Credit Report Changes Will Help Student Loan Borrowers Who’ve Been Sued
Starting July 1, the three major credit bureaus (Equifax, Experian, and TransUnion) will no longer report civil judgments on people’s credit reports. There have been ongoing concerns about credit reporting errors for judgments, since a judgment is often not linked to a person’s social security number. This is a significant change that will have a direct, positive impact on borrowers who have been sued by their student loan lenders.
U.S. Dept. of Education Installs New Head of Federal Student Aid (FSA)

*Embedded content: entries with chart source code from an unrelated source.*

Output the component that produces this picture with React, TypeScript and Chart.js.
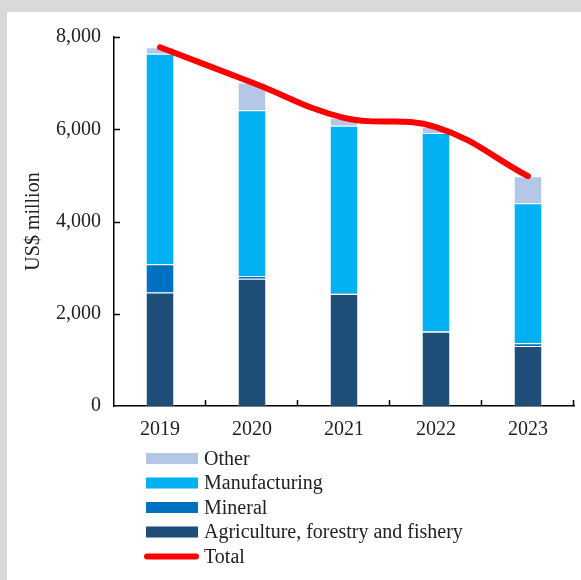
import React, { useEffect, useRef } from "react";
import { Chart, registerables } from "chart.js";

Chart.register(...registerables);

const years = ["2019", "2020", "2021", "2022", "2023"];
const agriculture = [2460, 2760, 2430, 1610, 1300];
const mineral = [614, 57, 20, 10, 58];
const manufacturing = [4561, 3596, 3626, 4300, 3039];
const other = [142, 600, 172, 128, 585];
const total = [7777, 7013, 6248, 6048, 4982];
const yTicks = [0, 2000, 4000, 6000, 8000];

const FONT = "'Liberation Serif', 'Times New Roman', serif";
const TEXT = "#222222";

const innerTicks = {
  id: "innerTicks",
  afterDraw(chart: any) {
    const { ctx, chartArea, scales } = chart;
    const y = scales.y;
    ctx.save();
    ctx.strokeStyle = "#000";
    ctx.lineWidth = 1.5;
    ctx.beginPath();
    for (const v of yTicks) {
      if (v === 0) continue;
      const py = Math.round(y.getPixelForValue(v)) + 0.5;
      ctx.moveTo(chartArea.left, py);
      ctx.lineTo(chartArea.left + 6, py);
    }
    const n = years.length;
    const w = (chartArea.right - chartArea.left) / n;
    for (let i = 1; i <= n; i++) {
      const px = Math.round(chartArea.left + i * w) - 0.5;
      ctx.moveTo(px, chartArea.bottom);
      ctx.lineTo(px, chartArea.bottom - 6);
    }
    ctx.stroke();
    ctx.restore();
  },
};

const listLegend = {
  id: "listLegend",
  afterDraw(chart: any) {
    const { ctx, chartArea } = chart;
    const ds = chart.data.datasets;
    const bars = ds.filter((d: any) => d.type === "bar").slice().reverse();
    const lines = ds.filter((d: any) => d.type === "line");
    const items = [...bars, ...lines];
    const boxX = 139;
    const boxW = 52;
    const textX = 197;
    let cy = chartArea.bottom + 52.5;
    ctx.save();
    ctx.font = `20px ${FONT}`;
    ctx.textBaseline = "middle";
    ctx.textAlign = "left";
    for (const it of items) {
      if (it.type === "bar") {
        ctx.fillStyle = it.backgroundColor;
        ctx.fillRect(boxX, cy - 5.5, boxW, 11);
      } else {
        ctx.strokeStyle = it.borderColor;
        ctx.lineWidth = 6;
        ctx.lineCap = "round";
        ctx.beginPath();
        ctx.moveTo(boxX + 1, cy);
        ctx.lineTo(boxX + boxW - 2, cy);
        ctx.stroke();
      }
      ctx.fillStyle = TEXT;
      ctx.fillText(it.label, textX, cy + 1);
      cy += 24.5;
    }
    ctx.restore();
  },
};

export default function App() {
  const ref = useRef<HTMLCanvasElement | null>(null);

  useEffect(() => {
    document.body.style.margin = "0";
    const canvas = ref.current;
    if (!canvas) return;
    const barCommon = {
      type: "bar" as const,
      borderWidth: 1,
      borderColor: "rgba(255,255,255,0.35)",
      barPercentage: 0.31,
      categoryPercentage: 1,
      order: 1,
    };
    const chart = new Chart(canvas, {
      type: "bar",
      data: {
        labels: years,
        datasets: [
          { ...barCommon, label: "Agriculture, forestry and fishery", data: agriculture, backgroundColor: "#1f4e79" },
          { ...barCommon, label: "Mineral", data: mineral, backgroundColor: "#0070c0" },
          { ...barCommon, label: "Manufacturing", data: manufacturing, backgroundColor: "#00b0f0" },
          { ...barCommon, label: "Other", data: other, backgroundColor: "#b4c7e7" },
          {
            type: "line" as const,
            label: "Total",
            data: total,
            borderColor: "#ff0000",
            backgroundColor: "#ff0000",
            borderWidth: 6,
            borderCapStyle: "round",
            borderJoinStyle: "round",
            tension: 0.4,
            pointRadius: 0,
            fill: false,
            order: 0,
          } as any,
        ],
      },
      options: {
        responsive: false,
        animation: false,
        devicePixelRatio: 1,
        layout: { padding: { left: 0, right: 7, top: 21, bottom: 0 } },
        plugins: {
          legend: { display: false },
          tooltip: { enabled: false },
        },
        scales: {
          x: {
            stacked: true,
            grid: { display: false, drawTicks: false },
            border: { display: true, color: "#000", width: 1.5 },
            ticks: {
              padding: 12,
              color: TEXT,
              font: { family: FONT, size: 20 },
            },
            afterFit: (s: any) => {
              s.height = 174;
            },
          },
          y: {
            stacked: true,
            min: 0,
            max: 8000,
            grid: { display: false, drawTicks: false },
            border: { display: true, color: "#000", width: 1.5 },
            ticks: {
              stepSize: 2000,
              padding: 13,
              color: TEXT,
              font: { family: FONT, size: 20 },
              callback: (v: any) => Number(v).toLocaleString("en-US"),
            },
            title: {
              display: true,
              text: "US$ million",
              color: TEXT,
              font: { family: FONT, size: 20 },
              padding: { top: 15, bottom: 0 },
            },
            afterFit: (s: any) => {
              s.width = 107;
            },
          },
        },
      },
      plugins: [innerTicks, listLegend],
    });
    return () => chart.destroy();
  }, []);

  return (
    <div style={{ position: "relative", width: 581, height: 580, background: "#d9d9d9", overflow: "hidden" }}>
      <div style={{ position: "absolute", left: 7, top: 12, width: 574, height: 568, background: "#ffffff" }}>
        <canvas ref={ref} width={574} height={568} style={{ display: "block", width: 574, height: 568 }} />
      </div>
    </div>
  );
}
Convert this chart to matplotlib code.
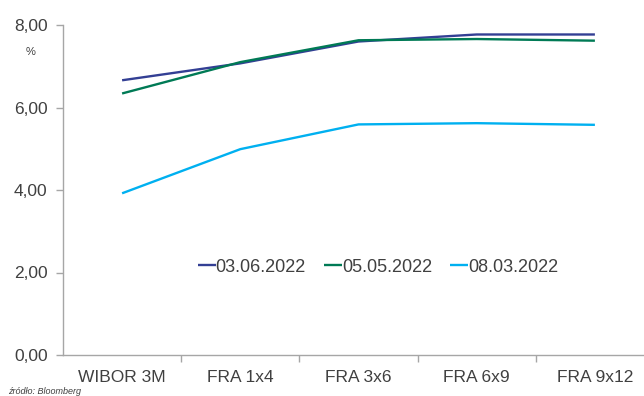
import numpy as np
import matplotlib
matplotlib.use("Agg")
import matplotlib.pyplot as plt
from matplotlib.ticker import FixedLocator, FuncFormatter

plt.rcParams['font.family'] = ['Liberation Sans', 'DejaVu Sans']

tenors = ["WIBOR 3M", "FRA 1x4", "FRA 3x6", "FRA 6x9", "FRA 9x12"]
dates = ["03.06.2022", "05.05.2022", "08.03.2022"]
rates_0306 = [6.66, 7.07, 7.60, 7.77, 7.77]
rates_0505 = [6.34, 7.10, 7.63, 7.66, 7.62]
rates_0803 = [3.92, 4.99, 5.59, 5.62, 5.58]
colors = ["#333f94", "#007a55", "#00b0f0"]

W, H = 644, 396
fig = plt.figure(figsize=(W / 100, H / 100), dpi=100)
# axes box in pixels: left 63, right 654 (runs off the canvas), top 25, bottom 355
ax = fig.add_axes([63 / W, (H - 355) / H, (654 - 63) / W, (355 - 25) / H])

x = np.arange(len(tenors))
for vals, lab, c in zip([rates_0306, rates_0505, rates_0803], dates, colors):
    ax.plot(x, vals, color=c, lw=1.7, label=lab, solid_capstyle='butt')

ax.set_xlim(-0.5, len(tenors) - 0.5)
ax.set_ylim(0, 8)

grey = "#a6a6a6"
for s in ["top", "right"]:
    ax.spines[s].set_visible(False)
for s in ["left", "bottom"]:
    ax.spines[s].set_color(grey)
    ax.spines[s].set_linewidth(1.0)

ax.set_yticks([0, 2, 4, 6, 8])
ax.yaxis.set_major_formatter(FuncFormatter(lambda v, p: f"{v:.2f}".replace(".", ",")))
ax.tick_params(axis='y', direction='out', length=5, width=1, color=grey,
               labelsize=12.5, labelcolor="#404040", pad=6)

ax.set_xticks(x)
ax.set_xticklabels(tenors)
ax.xaxis.set_minor_locator(FixedLocator(np.arange(0.5, len(tenors) - 0.5, 1)))
ax.tick_params(axis='x', which='major', length=0, labelsize=12.5,
               labelcolor="#404040", pad=11)
ax.tick_params(axis='x', which='minor', direction='out', length=5, width=1, color=grey)

leg = ax.legend(loc='center', bbox_to_anchor=((378 - 63) / (654 - 63), (355 - 267) / 330),
                ncol=3, frameon=False, fontsize=13, handlelength=1.0,
                handletextpad=0.0, columnspacing=1.0, labelcolor="#404040")

fig.text(31 / W, 1 - 52 / H, "%", fontsize=8, color="#404040", ha='center', va='center')
fig.text(8 / W, 1 - 391 / H, "źródło: Bloomberg", fontsize=6.5, style='italic',
         color="#404040", ha='left', va='center')

fig.savefig("out.png", dpi=100)
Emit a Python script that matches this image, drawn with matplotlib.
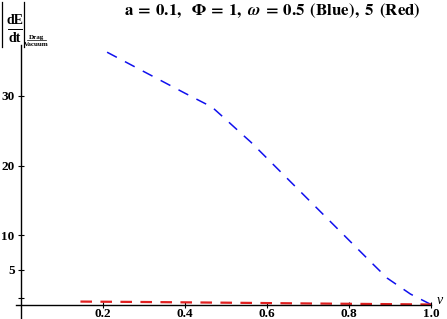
import matplotlib.pyplot as plt
from matplotlib.lines import Line2D

plt.rcParams['mathtext.fontset'] = 'stix'
plt.rcParams['font.family'] = 'Liberation Serif'

# blue curve: omega = 0.5
v_blue = [0.21, 0.30, 0.40, 0.466, 0.50, 0.541, 0.56, 0.65, 0.75,
          0.85, 0.893, 0.95, 1.0]
E_blue = [36.3, 33.5, 30.4, 28.4, 26.6, 24.4, 23.4, 18.1, 12.2,
          6.3, 3.8, 1.5, 0.0]

# red curve: omega = 5
v_red = [0.145, 0.3, 0.5, 0.7, 0.9, 1.0]
E_red = [0.42, 0.36, 0.26, 0.15, 0.05, 0.0]

x_ticks = [0.2, 0.4, 0.6, 0.8, 1.0]
x_labels = ["0.2", "0.4", "0.6", "0.8", "1.0"]
y_ticks = [1, 5, 10, 20, 30]
y_labels = ["", "5", "10", "20", "30"]

W, H = 447, 319
fig = plt.figure(figsize=(W / 100, H / 100), dpi=100)

# pixel geometry: v=0 at x=21, 410 px per unit; E=0 at y=304.5, 6.95 px per unit
xlim = (-0.04, 1.04)
ylim = (-2.0, 38.0)
px_l = 21 + 410 * xlim[0]
px_r = 21 + 410 * xlim[1]
py_b = 304.5 - 6.95 * ylim[0]
py_t = 304.5 - 6.95 * ylim[1]
ax = fig.add_axes([px_l / W, 1 - py_b / H, (px_r - px_l) / W, (py_b - py_t) / H])
ax.set_xlim(*xlim)
ax.set_ylim(*ylim)

ax.plot(v_blue, E_blue, color='#1010ee', lw=1.1, dashes=(7.2, 6))
ax.plot(v_red, E_red, color='#e02020', lw=1.6, dashes=(5.2, 3.8))

for s in ['top', 'right']:
    ax.spines[s].set_visible(False)
ax.spines['left'].set_position(('data', 0))
ax.spines['bottom'].set_position(('data', 0))
ax.spines['bottom'].set_bounds(-0.012, 1.0)
ax.spines['left'].set_bounds(-1.9, 37.3)
ax.spines['left'].set_linewidth(1.0)
ax.spines['bottom'].set_linewidth(1.0)
ax.patch.set_visible(False)

ax.set_xticks(x_ticks)
ax.set_xticklabels(x_labels, fontweight='bold', fontsize=9.5)
ax.set_yticks(y_ticks)
ax.set_yticklabels(y_labels, fontweight='bold', fontsize=9.5)
ax.tick_params(direction='inout', length=5, width=0.8, pad=2)
ax.tick_params(axis='x', pad=0)

fig.text(440 / W, 1 - 300 / H, "v", style='italic', fontsize=10, ha='center', va='center')

fig.text(272 / W, 1 - 11 / H,
         r"$\mathbf{a\:=\:0.1,\ \ \Phi\:=\:1,}\ \boldsymbol{\omega}\:\mathbf{=}\:\mathbf{0.5\ \,(Blue),\ 5\ \,(Red)}$",
         fontsize=12.2, ha='center', va='center')


# y-axis label |dE/dt| with Drag/Vacuum subscript, built in pixel coordinates
def px_line(x0, y0, x1, y1, lw):
    fig.add_artist(Line2D([x0 / W, x1 / W], [1 - y0 / H, 1 - y1 / H],
                          transform=fig.transFigure, color='black', lw=lw))


px_line(2, 2, 2, 47, 0.9)
px_line(24, 2, 24, 47, 0.9)
px_line(8, 28.5, 22, 28.5, 0.7)
fig.text(15 / W, 1 - 21 / H, "dE", fontsize=10, fontweight='bold', ha='center', va='center')
fig.text(15 / W, 1 - 38.5 / H, "dt", fontsize=10, fontweight='bold', ha='center', va='center')
fig.text(36.5 / W, 1 - 37 / H, "Drag", fontsize=5, fontweight='bold',
         ha='center', va='center')
fig.text(36.5 / W, 1 - 44 / H, "Vacuum", fontsize=5, fontweight='bold',
         ha='center', va='center')
px_line(27, 40.3, 46, 40.3, 0.5)

fig.savefig("out.png", dpi=100)
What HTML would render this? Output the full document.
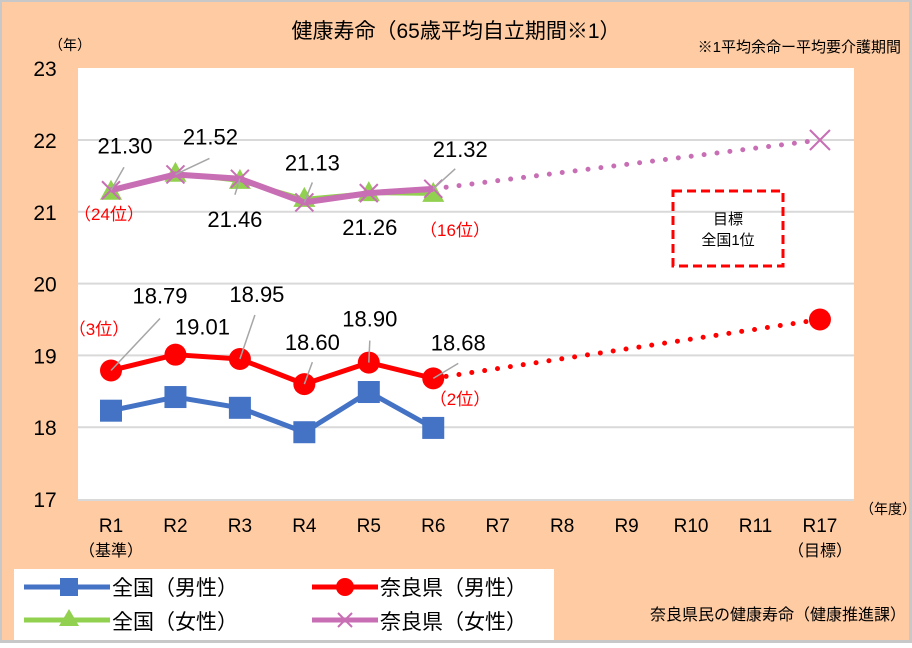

The former head of FSA (which oversees much of the federal student loan system), James Runcie, abruptly resigned last month following management conflicts with Betsy DeVos, the Secretary of Education under President Trump. Just last week, Devos announced she intends to replace Runcie with Dr. A. Wayne Johnson. Dr. Johnson is the CEO of a private student loan company called Reunion Financial Services. While Runcie was certainly a controversial figure, questions are already swirling as to the significance of a private student loan executive taking the helm of the entire federal student loan system.
New Defense to Repayment Regulations On Hold and May Be Rewritten
The Obama administration created new regulations last year designed to protect student loan borrowers harmed by the predatory practices of for-profit schools. These new rules were scheduled to go into effect on July 1. However, U.S. Dept. of Education Secretary Betsy Devos recently announced that she will seek to pause the implementation of these regulations so that they may be rewritten. This may have grave implications for borrowers victimized by predatory institutions, many of whom are still waiting for relief.
New Report from CFPB Details Ongoing Problems for Public Service Borrowers
The Consumer Financial Protection Bureau (CFPB) is out with a new report detailing how federal student loan servicers are failing borrowers on track for Public Service Loan Forgiveness (PSLF). Borrowers are frequently given incorrect or insufficient information about eligibility requirements; there are delays or errors in repayment plan processing that cause borrowers to lose qualifying payments; and borrowers are given incorrect or incomplete information about qualifying service and payments. With up to 25% of the U.S. workforce eligible for this program, the implications of this report are far-reaching.